What follows is a set of entries. Repeat them exactly, but not their pictures.

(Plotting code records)
--------

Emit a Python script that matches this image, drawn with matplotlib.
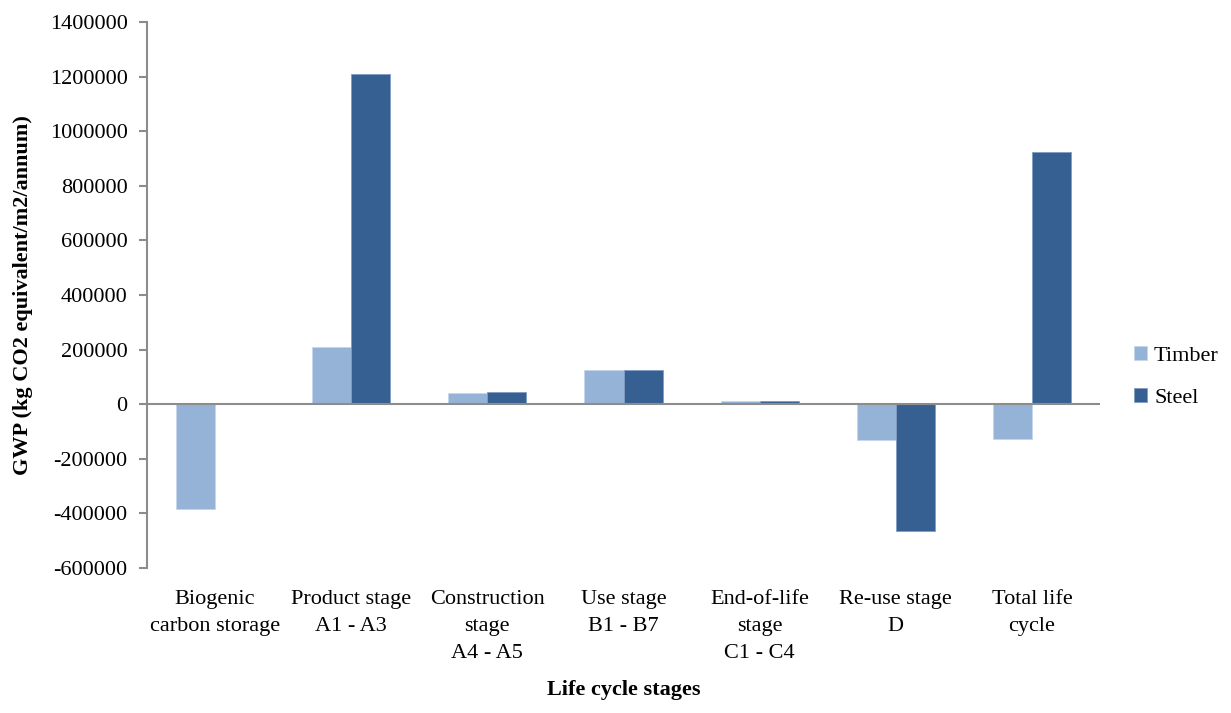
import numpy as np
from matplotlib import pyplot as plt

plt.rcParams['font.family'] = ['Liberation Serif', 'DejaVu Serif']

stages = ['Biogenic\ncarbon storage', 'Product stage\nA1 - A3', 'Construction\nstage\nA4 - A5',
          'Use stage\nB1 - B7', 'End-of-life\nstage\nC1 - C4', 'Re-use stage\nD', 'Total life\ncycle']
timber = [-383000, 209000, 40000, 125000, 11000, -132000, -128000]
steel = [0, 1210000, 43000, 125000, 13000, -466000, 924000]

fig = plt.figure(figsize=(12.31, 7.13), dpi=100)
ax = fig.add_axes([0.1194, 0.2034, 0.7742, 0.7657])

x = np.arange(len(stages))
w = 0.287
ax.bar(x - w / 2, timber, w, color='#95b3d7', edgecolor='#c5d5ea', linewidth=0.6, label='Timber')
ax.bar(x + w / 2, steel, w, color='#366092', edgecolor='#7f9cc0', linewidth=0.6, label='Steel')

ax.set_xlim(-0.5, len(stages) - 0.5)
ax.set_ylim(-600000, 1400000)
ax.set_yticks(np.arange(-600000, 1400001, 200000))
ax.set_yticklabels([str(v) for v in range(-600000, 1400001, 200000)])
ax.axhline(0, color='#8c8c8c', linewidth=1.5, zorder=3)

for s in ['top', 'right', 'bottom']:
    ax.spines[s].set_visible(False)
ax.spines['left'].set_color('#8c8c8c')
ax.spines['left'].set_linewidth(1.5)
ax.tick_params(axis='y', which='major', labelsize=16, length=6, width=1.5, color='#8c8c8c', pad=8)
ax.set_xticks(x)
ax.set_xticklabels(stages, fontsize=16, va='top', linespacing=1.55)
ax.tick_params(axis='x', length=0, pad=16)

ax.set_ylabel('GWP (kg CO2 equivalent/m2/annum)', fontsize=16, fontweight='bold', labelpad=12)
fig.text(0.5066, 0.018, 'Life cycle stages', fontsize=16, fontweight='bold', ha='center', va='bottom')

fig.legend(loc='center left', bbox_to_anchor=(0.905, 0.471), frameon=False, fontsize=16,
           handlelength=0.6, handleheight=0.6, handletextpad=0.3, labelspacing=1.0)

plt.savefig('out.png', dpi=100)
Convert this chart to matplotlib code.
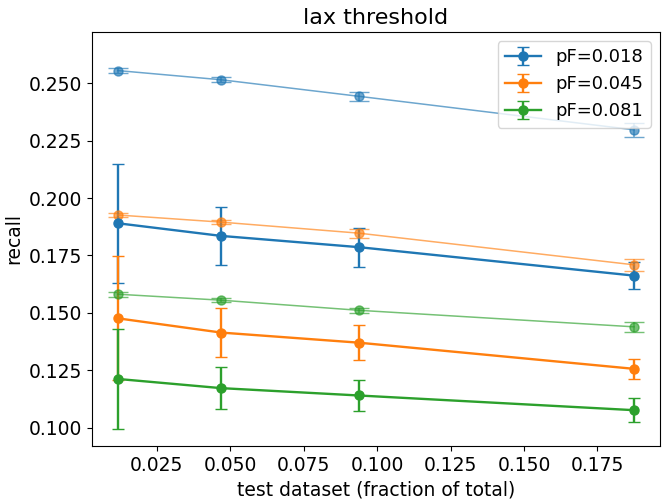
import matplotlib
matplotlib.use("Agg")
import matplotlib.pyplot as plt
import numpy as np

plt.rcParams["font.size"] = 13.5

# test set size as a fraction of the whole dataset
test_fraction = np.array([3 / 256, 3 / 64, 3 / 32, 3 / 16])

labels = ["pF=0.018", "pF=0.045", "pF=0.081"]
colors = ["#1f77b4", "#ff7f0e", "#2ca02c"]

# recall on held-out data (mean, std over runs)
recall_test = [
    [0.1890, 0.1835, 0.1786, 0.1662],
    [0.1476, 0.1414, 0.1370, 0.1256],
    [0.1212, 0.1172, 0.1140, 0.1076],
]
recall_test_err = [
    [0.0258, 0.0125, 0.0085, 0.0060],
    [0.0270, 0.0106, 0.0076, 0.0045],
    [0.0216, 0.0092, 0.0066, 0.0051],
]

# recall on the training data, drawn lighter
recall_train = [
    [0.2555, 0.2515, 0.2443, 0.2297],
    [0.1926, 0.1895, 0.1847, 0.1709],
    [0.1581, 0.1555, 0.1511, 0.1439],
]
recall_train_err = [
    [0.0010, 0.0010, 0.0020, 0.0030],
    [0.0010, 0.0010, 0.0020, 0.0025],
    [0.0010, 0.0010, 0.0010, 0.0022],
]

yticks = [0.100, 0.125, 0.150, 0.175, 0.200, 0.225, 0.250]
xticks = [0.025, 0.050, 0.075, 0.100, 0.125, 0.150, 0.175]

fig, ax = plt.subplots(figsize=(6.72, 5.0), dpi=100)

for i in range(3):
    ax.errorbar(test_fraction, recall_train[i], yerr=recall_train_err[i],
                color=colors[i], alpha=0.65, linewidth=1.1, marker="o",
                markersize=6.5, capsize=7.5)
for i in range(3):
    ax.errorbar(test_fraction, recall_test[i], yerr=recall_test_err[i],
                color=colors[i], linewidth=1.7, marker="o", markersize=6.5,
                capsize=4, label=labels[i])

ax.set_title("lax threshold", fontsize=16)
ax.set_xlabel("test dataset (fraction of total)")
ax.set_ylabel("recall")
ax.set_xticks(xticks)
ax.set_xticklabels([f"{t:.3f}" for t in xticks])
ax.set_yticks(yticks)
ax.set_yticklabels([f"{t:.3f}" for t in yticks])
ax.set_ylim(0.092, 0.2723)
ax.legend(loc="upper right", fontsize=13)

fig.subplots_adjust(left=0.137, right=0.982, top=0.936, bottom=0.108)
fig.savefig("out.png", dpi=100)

--------

* Result of this exercise *
Emit a Python script that matches this image, drawn with matplotlib.
import numpy as np
from matplotlib import pyplot as plt

plt.rcParams['font.family'] = ['Liberation Serif', 'DejaVu Serif']

stages = ['Biogenic\ncarbon storage', 'Product stage\nA1 - A3', 'Construction\nstage\nA4 - A5',
          'Use stage\nB1 - B7', 'End-of-life\nstage\nC1 - C4', 'Re-use stage\nD', 'Total life\ncycle']
timber = [-383000, 209000, 40000, 125000, 11000, -132000, -128000]
steel = [0, 1210000, 43000, 125000, 13000, -466000, 924000]

fig = plt.figure(figsize=(12.31, 7.13), dpi=100)
ax = fig.add_axes([0.1194, 0.2034, 0.7742, 0.7657])

x = np.arange(len(stages))
w = 0.287
ax.bar(x - w / 2, timber, w, color='#95b3d7', edgecolor='#c5d5ea', linewidth=0.6, label='Timber')
ax.bar(x + w / 2, steel, w, color='#366092', edgecolor='#7f9cc0', linewidth=0.6, label='Steel')

ax.set_xlim(-0.5, len(stages) - 0.5)
ax.set_ylim(-600000, 1400000)
ax.set_yticks(np.arange(-600000, 1400001, 200000))
ax.set_yticklabels([str(v) for v in range(-600000, 1400001, 200000)])
ax.axhline(0, color='#8c8c8c', linewidth=1.5, zorder=3)

for s in ['top', 'right', 'bottom']:
    ax.spines[s].set_visible(False)
ax.spines['left'].set_color('#8c8c8c')
ax.spines['left'].set_linewidth(1.5)
ax.tick_params(axis='y', which='major', labelsize=16, length=6, width=1.5, color='#8c8c8c', pad=8)
ax.set_xticks(x)
ax.set_xticklabels(stages, fontsize=16, va='top', linespacing=1.55)
ax.tick_params(axis='x', length=0, pad=16)

ax.set_ylabel('GWP (kg CO2 equivalent/m2/annum)', fontsize=16, fontweight='bold', labelpad=12)
fig.text(0.5066, 0.018, 'Life cycle stages', fontsize=16, fontweight='bold', ha='center', va='bottom')

fig.legend(loc='center left', bbox_to_anchor=(0.905, 0.471), frameon=False, fontsize=16,
           handlelength=0.6, handleheight=0.6, handletextpad=0.3, labelspacing=1.0)

plt.savefig('out.png', dpi=100)
Convert this chart to matplotlib code.
import matplotlib
matplotlib.use("Agg")
import matplotlib.pyplot as plt
import numpy as np

plt.rcParams["font.size"] = 13.5

# test set size as a fraction of the whole dataset
test_fraction = np.array([3 / 256, 3 / 64, 3 / 32, 3 / 16])

labels = ["pF=0.018", "pF=0.045", "pF=0.081"]
colors = ["#1f77b4", "#ff7f0e", "#2ca02c"]

# recall on held-out data (mean, std over runs)
recall_test = [
    [0.1890, 0.1835, 0.1786, 0.1662],
    [0.1476, 0.1414, 0.1370, 0.1256],
    [0.1212, 0.1172, 0.1140, 0.1076],
]
recall_test_err = [
    [0.0258, 0.0125, 0.0085, 0.0060],
    [0.0270, 0.0106, 0.0076, 0.0045],
    [0.0216, 0.0092, 0.0066, 0.0051],
]

# recall on the training data, drawn lighter
recall_train = [
    [0.2555, 0.2515, 0.2443, 0.2297],
    [0.1926, 0.1895, 0.1847, 0.1709],
    [0.1581, 0.1555, 0.1511, 0.1439],
]
recall_train_err = [
    [0.0010, 0.0010, 0.0020, 0.0030],
    [0.0010, 0.0010, 0.0020, 0.0025],
    [0.0010, 0.0010, 0.0010, 0.0022],
]

yticks = [0.100, 0.125, 0.150, 0.175, 0.200, 0.225, 0.250]
xticks = [0.025, 0.050, 0.075, 0.100, 0.125, 0.150, 0.175]

fig, ax = plt.subplots(figsize=(6.72, 5.0), dpi=100)

for i in range(3):
    ax.errorbar(test_fraction, recall_train[i], yerr=recall_train_err[i],
                color=colors[i], alpha=0.65, linewidth=1.1, marker="o",
                markersize=6.5, capsize=7.5)
for i in range(3):
    ax.errorbar(test_fraction, recall_test[i], yerr=recall_test_err[i],
                color=colors[i], linewidth=1.7, marker="o", markersize=6.5,
                capsize=4, label=labels[i])

ax.set_title("lax threshold", fontsize=16)
ax.set_xlabel("test dataset (fraction of total)")
ax.set_ylabel("recall")
ax.set_xticks(xticks)
ax.set_xticklabels([f"{t:.3f}" for t in xticks])
ax.set_yticks(yticks)
ax.set_yticklabels([f"{t:.3f}" for t in yticks])
ax.set_ylim(0.092, 0.2723)
ax.legend(loc="upper right", fontsize=13)

fig.subplots_adjust(left=0.137, right=0.982, top=0.936, bottom=0.108)
fig.savefig("out.png", dpi=100)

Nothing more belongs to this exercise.